Unsecured creditors not expected to get any of money they’re due back

The supply chain of collapsed contractor Buckingham is owed more than £108m, the firm’s administrator has said.

Nearly 20 firms are due more than £1m each with two companies both owed more than £4m each – with the largest due to a cladding specialist which is out of pocket by £4.5m. Hundreds of unsecured creditors have been told not to expect any money back.

In an update on the contractor’s implosion last month, administrator Grant Thornton said Buckingham was hobbled by “significant and increasing losses” on several sport and leisure schemes, thought to includes its jobs to build new stands for Premier League sides Liverpool and Fulham, which it put down to “inflationary pressures”.

buckingham

Buckingham was set up in 1987 and has been targeting a £700m turnover this year

It added that it was also felled by losses on a civils scheme, which Buckingham had previously said was in Coventry, as well as delays on contracts and problems on recovering “significant” work in progress balances.

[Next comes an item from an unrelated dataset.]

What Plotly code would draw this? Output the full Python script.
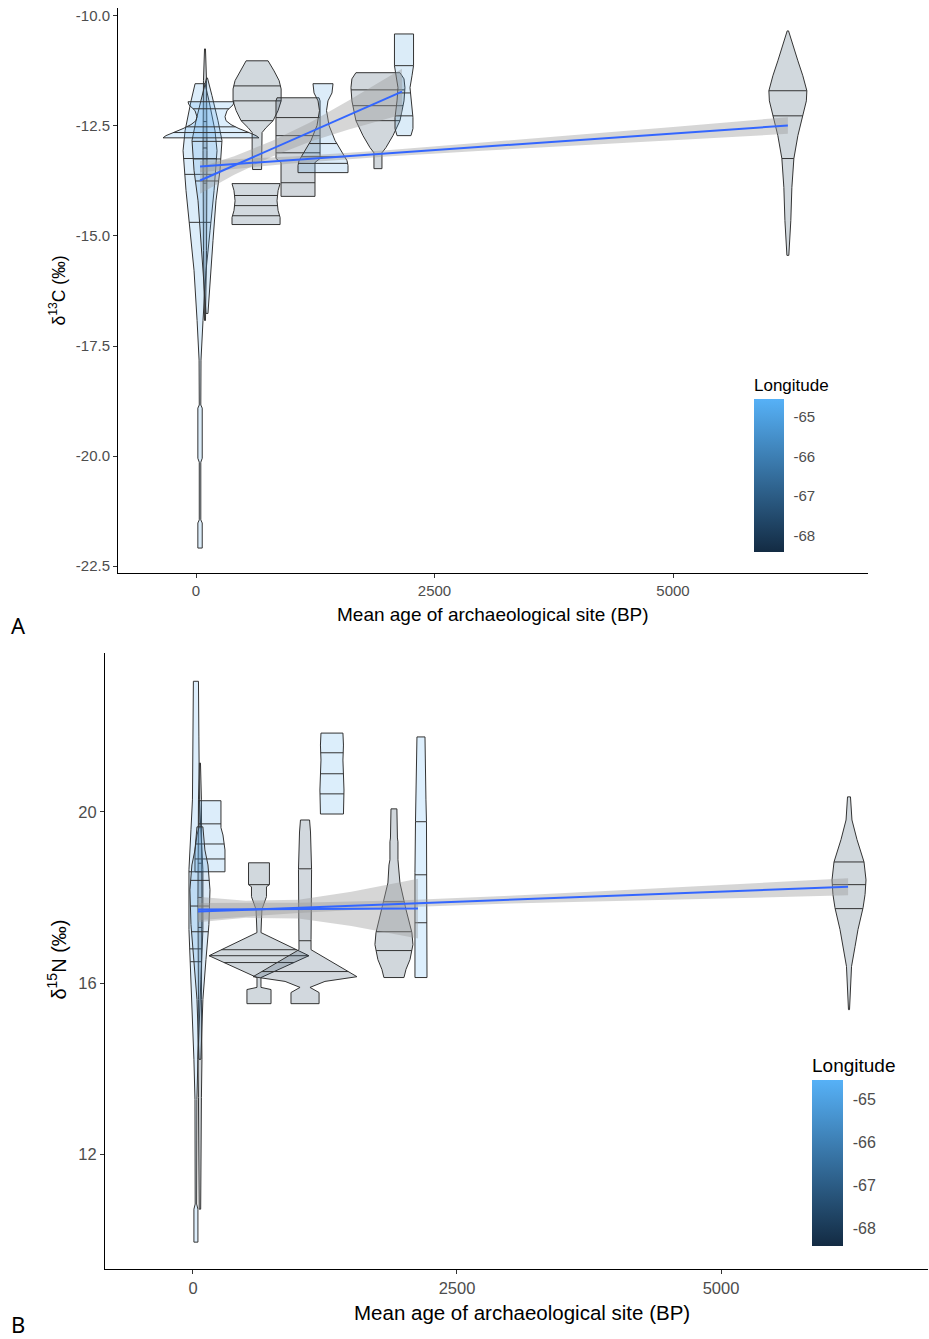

And it said the timing of Buckingham’s payment runs was also a factor in its collapse with large supplier and subcontractor payments due in the middle of the month – but receipts were usually brought in at the end of the month, meaning the “losses placed pressure on the cashflow of the business”.

The report said HMRC rejected a so-called TTP proposal – known as a time to pay agreement – in August, a month after Buckingham’s invoice finance facility – a £20m debt finance package agreed last year – had dwindled down to zero.

It added: “This and increasing creditor pressure, due to not being able to meet the full supplier/subcontractor payment run, resulted in Grant Thornton being engaged by [Buckingham] on 16 August to explore a sale of the business and assets and undertake planning for a potential appointment of administrators.”

Specialist money recovery firm Leslie Keats said Buckingham’s contracts have a book value of £147m which covers 325 contracts and accounts, 52 of which were still live at the time of the firm’s collapse. The £147m includes book debts, work in progress and retentions.

At the time of its collapse Buckingham, which in its last set of accounts had a turnover of £665m in the year to December 2021, had just £4.98m in its current account with bank HSBC.

Grant Thornton said Buckingham’s 489 employees made redundant by the collapse were owed £1.4m in missing wages and holiday pay. It said this money was expected to be paid in full while secondary preferential creditors, which include HMRC and who are owed £25m, will get some money back “however it is currently uncertain whether this will be paid in full”.

Last month Kier paid £9.6m for the firm’s rail arm, saving the jobs of 180 people.